Home » Memory Lanes #10 – The Synth Squad – Pete Trautmann

Memory Lanes #10 – The Synth Squad – Pete Trautmann

For this edition of Memory Lanes, we wanted to seize the opportunity to tip our hats to our peers in the scene and acknowledge the incredible work and dedication they’ve brought to the scene. Hailing from Paris, the Synth Squad have been putting just about every other Synthwave related media to shame through their consistent hard-work, spotless knowledge and all-seeing eye across the scene. From weekly recommendations to podcasts featuring prominent names within the scene, the duo behind the Synth Squad has turned their servers into a goldmine of musical discovery and interviews. I caught up with the squad last week to get a recommendation from them. Our discussion begins with Pete Trautmann, who decided to share the story behind his long-standing love for the Sylvester Stallone.

So what’ve you got for us today?

Pete Trautmann:

I’m going with Rambo III. I must’ve been nine or ten years old when I first saw it and it sparked my life-long interest in Stallone’s film career. It was typically the kind of films that would come on Sundays on Ciné Dimanche on TF1 (French TV) after a more family-friendly film. I’d tape those films and watch them on Wednesday since we didn’t have class on Wednesday mornings. I’d be alone at home, my parents were at work and I was allowed to watch what I had taped, they were pretty lenient in that regard.

Rambo is alongside the colonel Samuel Trautman, the dialogue is lighthearted and the film is filled with one-liners that stick with you when you’re a kid. For example, there’s this famous scene where Trautman is being interrogated by the Russian colonel Zaysen, who asks him where the American missiles are, to which he responds “in your ass!”. Apparently that’s where the French expression comes from (note: the French version “dans ton cul” is a very commonly used response).

You’ve got all facets of Rambo in the third movie. You also see Rambo suffer and deal with pain, namely with the scene where he cauterises his open wound with gunpowder. Stallone is a real badass in this one. The Trautman-Rambo duo is simply amazing, too. Even when they’re surrounded by choppers and Spetsnaz commando officers, they’re spitting one-liners at one another.

Like a lot of his Hollywood action movie-star peers, Stallone got a pretty hefty ego readjustment around that era, too. Few people dared to work with them, because you could be sure that half of the movie production would be on set before shooting because of disagreements with the script, the shots and whatnot. They weren’t the kind to take hints from anyone. But Rambo III came right after the box-office failure that was Over the Top, a redneck road movie where Stallone tries to reconnect with his son by taking him on a road trip as a trucker. The film was a disaster and they lost loads of money. Stallone was also going through a divorce with his second wife and had to pay out millions of dollars. Given that Rambo: First Blood Part II was the biggest box-office hit of 1985, the studios are obsessed with the idea of topping that success. The film cost 63 million dollars but only earned 100 million.

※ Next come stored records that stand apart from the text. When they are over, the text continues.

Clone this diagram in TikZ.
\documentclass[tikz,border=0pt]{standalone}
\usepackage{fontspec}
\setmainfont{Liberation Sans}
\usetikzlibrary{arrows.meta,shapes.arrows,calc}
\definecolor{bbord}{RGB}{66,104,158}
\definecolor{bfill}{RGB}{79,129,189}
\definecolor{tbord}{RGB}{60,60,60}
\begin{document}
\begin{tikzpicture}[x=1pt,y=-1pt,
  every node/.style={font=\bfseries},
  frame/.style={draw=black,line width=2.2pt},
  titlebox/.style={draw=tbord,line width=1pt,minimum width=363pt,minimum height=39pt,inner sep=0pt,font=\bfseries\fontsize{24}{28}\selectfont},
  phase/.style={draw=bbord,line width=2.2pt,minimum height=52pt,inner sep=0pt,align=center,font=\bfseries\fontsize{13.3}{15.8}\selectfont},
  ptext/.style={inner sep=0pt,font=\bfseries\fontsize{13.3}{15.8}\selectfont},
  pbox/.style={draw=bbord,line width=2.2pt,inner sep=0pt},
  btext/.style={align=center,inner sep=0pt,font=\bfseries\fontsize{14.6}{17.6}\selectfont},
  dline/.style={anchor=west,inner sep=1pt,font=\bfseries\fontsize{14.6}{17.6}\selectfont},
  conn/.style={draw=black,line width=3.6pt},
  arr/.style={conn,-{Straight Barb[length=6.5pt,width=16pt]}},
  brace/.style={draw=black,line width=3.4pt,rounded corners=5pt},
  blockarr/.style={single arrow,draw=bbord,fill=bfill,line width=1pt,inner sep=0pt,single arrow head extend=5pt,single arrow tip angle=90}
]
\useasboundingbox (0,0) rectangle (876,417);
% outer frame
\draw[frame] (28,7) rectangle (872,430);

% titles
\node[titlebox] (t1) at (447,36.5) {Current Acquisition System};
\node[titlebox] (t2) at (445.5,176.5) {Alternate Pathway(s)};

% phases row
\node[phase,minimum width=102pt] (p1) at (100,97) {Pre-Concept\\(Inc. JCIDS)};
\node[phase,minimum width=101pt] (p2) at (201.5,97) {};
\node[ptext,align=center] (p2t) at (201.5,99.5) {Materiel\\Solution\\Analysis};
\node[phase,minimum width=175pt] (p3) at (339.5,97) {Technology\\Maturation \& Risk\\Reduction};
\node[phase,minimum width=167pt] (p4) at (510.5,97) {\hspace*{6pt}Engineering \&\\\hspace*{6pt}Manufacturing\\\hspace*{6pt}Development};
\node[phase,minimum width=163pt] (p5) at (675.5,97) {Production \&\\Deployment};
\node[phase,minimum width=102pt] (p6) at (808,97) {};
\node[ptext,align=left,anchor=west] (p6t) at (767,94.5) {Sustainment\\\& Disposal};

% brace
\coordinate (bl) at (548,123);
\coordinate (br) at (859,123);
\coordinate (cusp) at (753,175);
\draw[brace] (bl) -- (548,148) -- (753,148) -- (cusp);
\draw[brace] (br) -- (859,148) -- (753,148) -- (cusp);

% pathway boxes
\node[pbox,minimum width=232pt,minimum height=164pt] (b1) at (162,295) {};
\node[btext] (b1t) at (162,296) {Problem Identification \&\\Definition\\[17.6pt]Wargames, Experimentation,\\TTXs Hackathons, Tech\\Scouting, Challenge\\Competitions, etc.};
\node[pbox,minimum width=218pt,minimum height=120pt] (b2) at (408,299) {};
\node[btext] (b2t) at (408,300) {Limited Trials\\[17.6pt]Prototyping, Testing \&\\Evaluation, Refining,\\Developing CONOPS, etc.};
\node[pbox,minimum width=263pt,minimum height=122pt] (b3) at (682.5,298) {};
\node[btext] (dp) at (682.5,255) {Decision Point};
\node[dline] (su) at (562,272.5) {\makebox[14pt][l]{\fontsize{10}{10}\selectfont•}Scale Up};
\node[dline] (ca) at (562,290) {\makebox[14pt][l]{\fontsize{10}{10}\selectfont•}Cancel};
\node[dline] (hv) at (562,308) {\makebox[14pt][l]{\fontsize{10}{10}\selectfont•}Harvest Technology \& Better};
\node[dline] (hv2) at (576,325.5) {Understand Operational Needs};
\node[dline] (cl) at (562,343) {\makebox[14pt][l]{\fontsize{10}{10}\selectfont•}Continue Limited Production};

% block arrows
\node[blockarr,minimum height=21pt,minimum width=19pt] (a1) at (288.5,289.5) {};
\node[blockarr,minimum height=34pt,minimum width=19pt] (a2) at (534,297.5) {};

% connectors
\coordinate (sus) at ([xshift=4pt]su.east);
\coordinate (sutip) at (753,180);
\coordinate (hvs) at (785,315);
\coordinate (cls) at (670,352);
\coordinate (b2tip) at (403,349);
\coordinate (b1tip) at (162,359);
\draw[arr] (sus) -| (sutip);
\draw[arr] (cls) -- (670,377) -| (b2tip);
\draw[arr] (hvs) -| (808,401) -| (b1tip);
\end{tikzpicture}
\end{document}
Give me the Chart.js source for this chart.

What is it that draws you to Stallone, in particular?

There are a number of things that came with time. When I was little, I was into the big buff action side of things. Stallone stood alone and would wreck everything around him, especially in the Rambo movies. There could be 125 guys shooting at him and they’d all miss him, whereas he’d kill them all with only three shots. In Rambo III he kills 72 out of the 125 guys that die in the movie.

Then there’s also the fact that we were served a ton of Stallone movies in the Nineties. There’d be a new movie of his every other year. I really liked the fact that his movies told so many different stories. He was a NASCAR driver in Driven, a mountain climber in Cliffhanger and an old school cop in a non-violent future in Demolition Man.

I saw the Rocky and Rambo movies in reverse order but I’d always stop before the first movies because I used to think they were boring movies when I was a kid. There were fewer fights and more dialogue. You eventually grow older and open your mind up, though [Laughs]. When I was a teenager, I discovered how great of an actor he was and saw his films in a new light. That’s when I found out First Blood, which I initially thought to be a pro-war movie, was really a critique of the Viet-Nam war and the way war veterans were carelessly reintroduced into society and left to become social pariahs.

It’s pretty interesting to note that these sequels wouldn’t have been possible, had they not taken liberties from the source material.

That’s right. I actually re-read the 1972 novel recently. Rambo actually dies at the end of it. However, producers Mario Kassar and Andrew Vajna of Carolco Pictures couldn’t just kill off the character in the movie. What’s pretty interesting is that they also got David Morell, the author of the original First Blood novel, to write the novels to Rambo: First Blood Part II and Rambo III, based off the movie scripts. It was a pretty common practice at the time. The books were part of the movie merchandising and would be released at the same time as the movie, with the poster as the front cover. The books more or less followed the same plotline, with some changes. In the Rambo III novelization, they added a female doctor character who treats the wounded Afghan soldiers, whom Rambo and Trautman need to protect and escort to safety.